Extracted information:
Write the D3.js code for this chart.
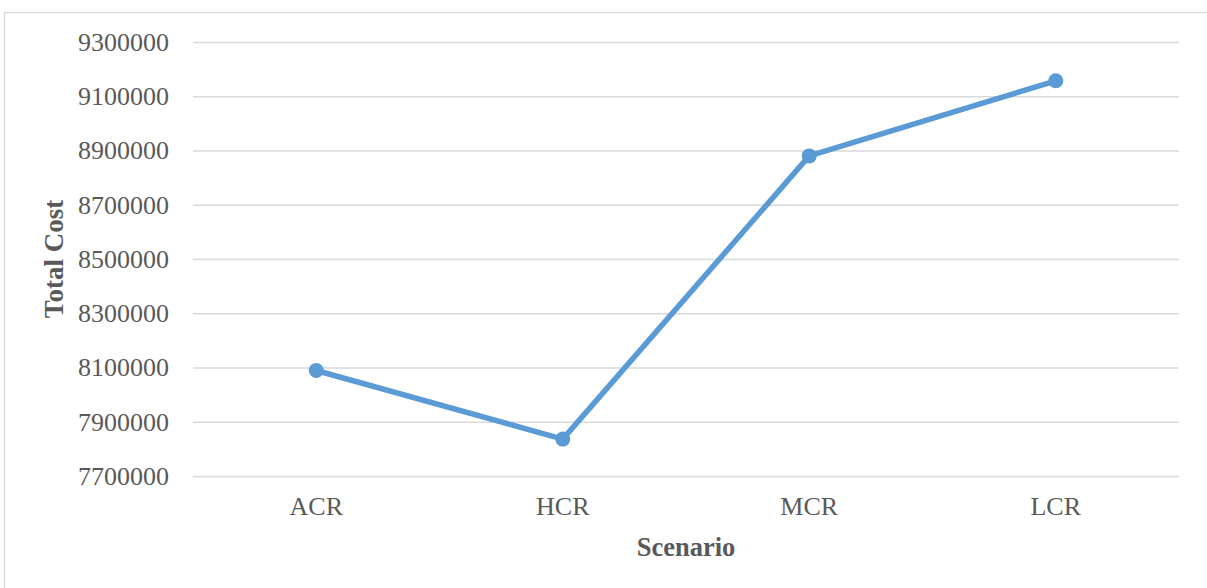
<!DOCTYPE html>
<html>
<head>
<meta charset="utf-8">
<script src="https://cdn.jsdelivr.net/npm/d3@7"></script>
<style>
  body { margin: 0; background: #fff; }
  text { font-family: "Liberation Serif", "Times New Roman", serif; fill: #595959; }
</style>
</head>
<body>
<div id="chart"></div>
<script>
        var scenarios = ["ACR", "HCR", "MCR", "LCR"];
        var totalCost = [8089000, 7836000, 8880000, 9157000];
        var yTicks = [7700000, 7900000, 8100000, 8300000, 8500000, 8700000, 8900000, 9100000, 9300000];

        var W = 1207, H = 588;
        var margin = {
                top: 42,
                right: 28,
                bottom: 112,
                left: 193
            },
            width = W - margin.left - margin.right,
            height = H - margin.top - margin.bottom;

        var svgRoot = d3.select("#chart").append("svg")
            .attr("width", W)
            .attr("height", H);

        // outer frame
        svgRoot.append("rect")
            .attr("x", 4.5)
            .attr("y", 12.5)
            .attr("width", W + 10)
            .attr("height", H + 10)
            .attr("fill", "none")
            .attr("stroke", "#d9d9d9")
            .attr("stroke-width", 1.3);

        var svg = svgRoot.append("g")
            .attr("transform", "translate(" + margin.left + "," + margin.top + ")");

        var x = d3.scaleBand()
            .domain(scenarios)
            .range([0, width]);

        var y = d3.scaleLinear()
            .domain([7700000, 9300000])
            .range([height, 0]);

        var yAxis = d3.axisLeft(y)
            .tickValues(yTicks)
            .tickSize(-width)
            .tickPadding(24)
            .tickFormat(d3.format("d"));

        var gy = svg.append("g")
            .attr("class", "y axis")
            .call(yAxis);
        gy.select(".domain").remove();
        gy.selectAll("line")
            .attr("stroke", "#d9d9d9")
            .attr("stroke-width", 1.3);
        gy.selectAll("text")
            .style("font-size", "26px")
            .attr("fill", "#595959");

        var xAxis = d3.axisBottom(x)
            .tickSize(0)
            .tickPadding(21);

        var gx = svg.append("g")
            .attr("class", "x axis")
            .attr("transform", "translate(0," + height + ")")
            .call(xAxis);
        gx.select(".domain").remove();
        gx.selectAll("text")
            .style("font-size", "26px")
            .attr("fill", "#595959");

        var data = scenarios.map(function (s, i) {
            return { name: s, value: totalCost[i] };
        });

        var line = d3.line()
            .x(function (d) { return x(d.name) + x.bandwidth() / 2; })
            .y(function (d) { return y(d.value); });

        svg.append("path")
            .datum(data)
            .attr("fill", "none")
            .attr("stroke", "#5b9bd5")
            .attr("stroke-width", 5.5)
            .attr("stroke-linejoin", "round")
            .attr("d", line);

        svg.selectAll(".dot")
            .data(data)
            .enter().append("circle")
            .attr("class", "dot")
            .attr("cx", function (d) { return x(d.name) + x.bandwidth() / 2; })
            .attr("cy", function (d) { return y(d.value); })
            .attr("r", 7.5)
            .attr("fill", "#5b9bd5");

        // axis titles
        svg.append("text")
            .attr("x", width / 2)
            .attr("y", height + 80)
            .attr("text-anchor", "middle")
            .style("font-size", "26.5px")
            .style("font-weight", "bold")
            .text("Scenario");

        svg.append("text")
            .attr("transform", "translate(" + (-130) + "," + (height / 2) + ") rotate(-90)")
            .attr("text-anchor", "middle")
            .style("font-size", "27px")
            .style("font-weight", "bold")
            .text("Total Cost");
</script>
</body>
</html>
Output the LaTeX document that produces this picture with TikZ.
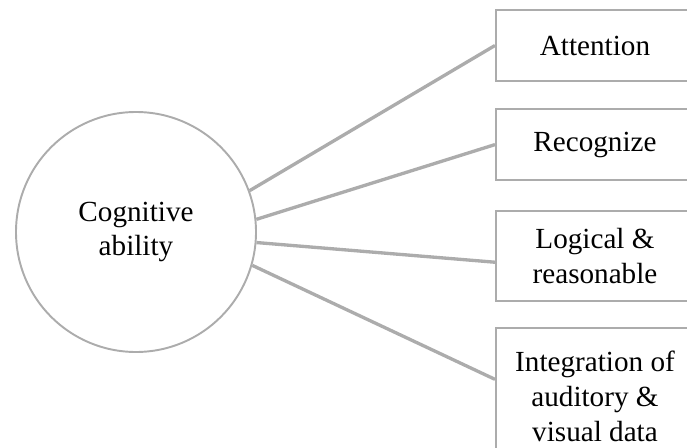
\documentclass[tikz,border=0pt]{standalone}
\usepackage{fontspec}
\setmainfont{Liberation Serif}
\usetikzlibrary{shapes, positioning}
\definecolor{linegray}{RGB}{172,172,172}

\begin{document}
\begin{tikzpicture}[node distance=0.52cm]
        \tikzstyle{bigcircle} = [circle, minimum size = 4.8cm, text centered, draw=linegray, line width=1.1pt, align=center, font=\fontsize{16.6}{19.9}\selectfont]
        \tikzstyle{itembox} = [rectangle, minimum width = 3.96cm, text centered, draw=linegray, line width=1.2pt, align=center, font=\fontsize{16.6}{19.9}\selectfont]
        \tikzstyle{link} = [draw=linegray, line width=1.9pt]

        \clip (0,0) rectangle (13.74,8.94);

        \node (Cog) [bigcircle] at (2.72,4.3) {Cognitive\\ability};
        \node (Att) [itembox, minimum height = 1.42cm] at (11.9,8.03) {Attention};
        \node (Rec) [itembox, minimum height = 1.42cm, below=0.52cm of Att] {Recognize};
        \node (Log) [itembox, minimum height = 1.8cm, below=0.58cm of Rec] {Logical \&\\reasonable};
        \node (Int) [itembox, minimum height = 2.72cm, below=0.5cm of Log] {Integration of\\auditory \&\\visual data};

        \draw[link] (Cog.20) -- (Att.west);
        \draw[link] (Cog.6.5) -- (Rec.west);
        \draw[link] (Cog.-5) -- ([yshift=-0.12cm]Log.west);
        \draw[link] (Cog.-16) -- ([yshift=0.34cm]Int.west);

    \end{tikzpicture}
\end{document}
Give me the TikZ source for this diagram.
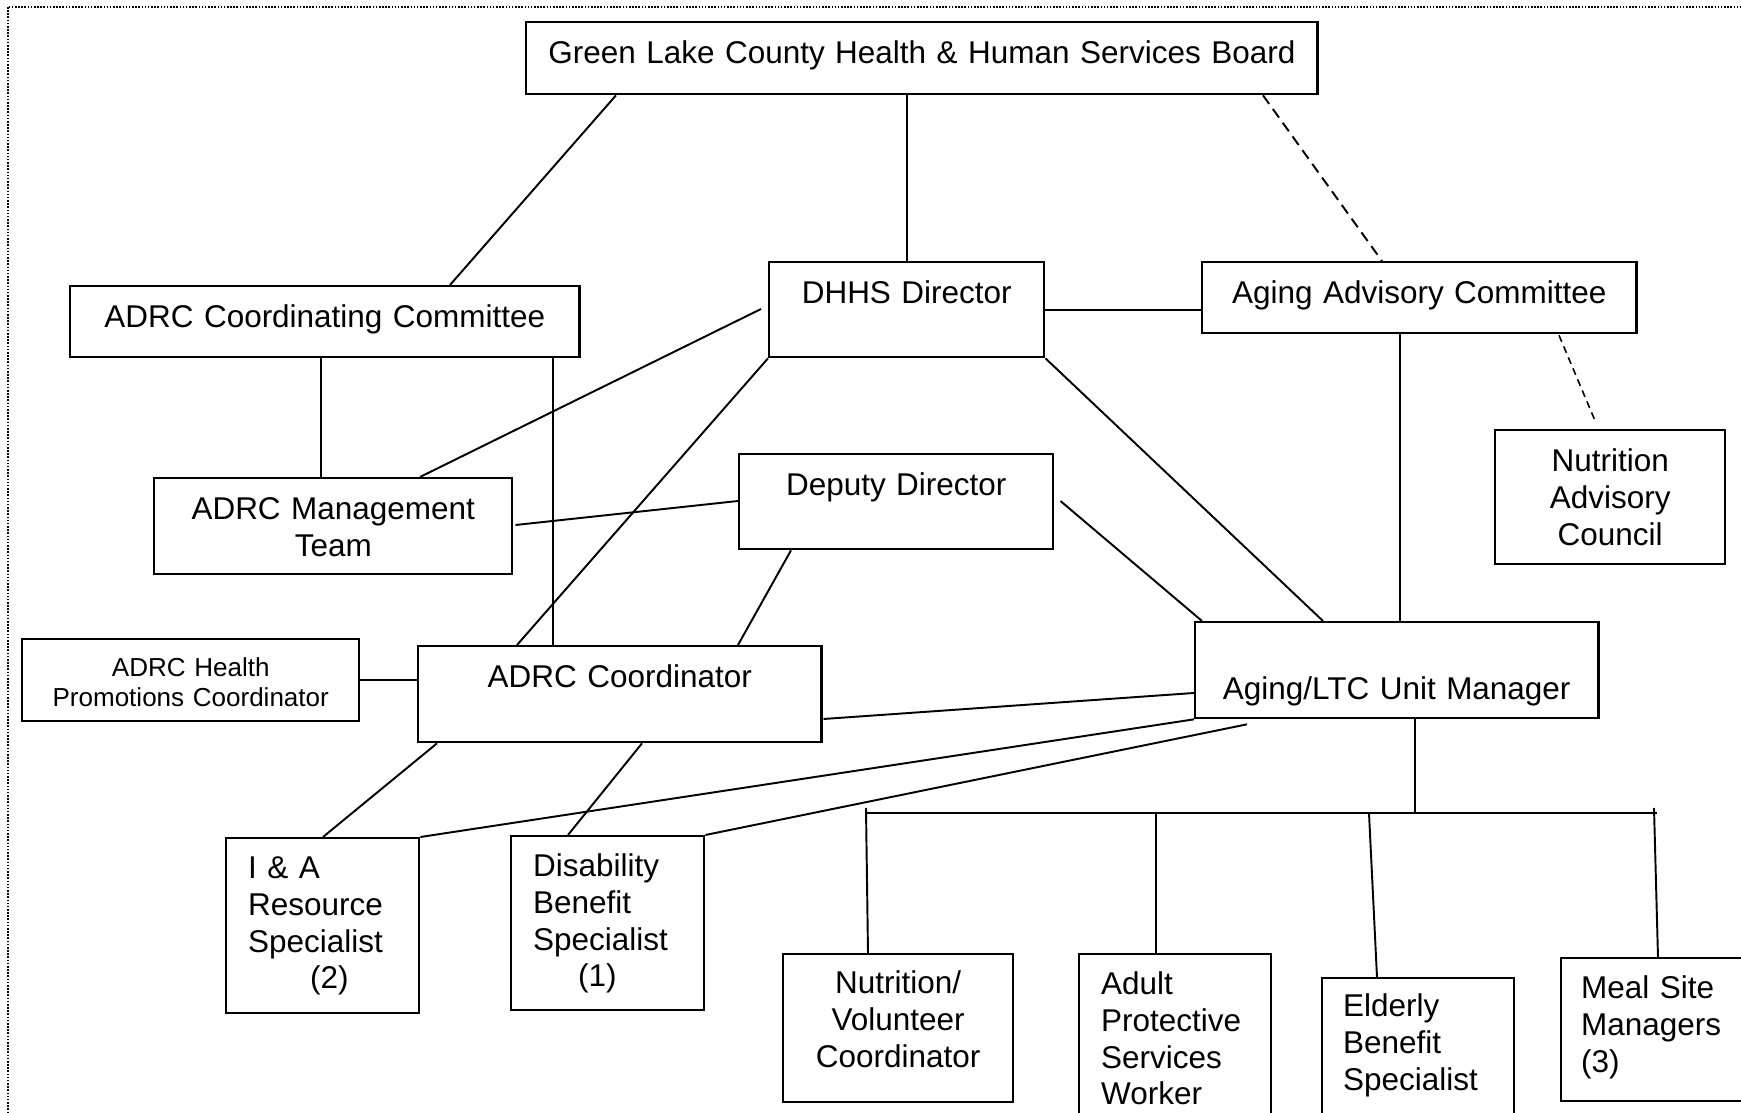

Problem description:
From the records given above, copy all lines containing "chart".

In response:
Write the D3.js code for this chart.
<div id="chart"></div>
        var svgRoot = d3.select("#chart").append("svg")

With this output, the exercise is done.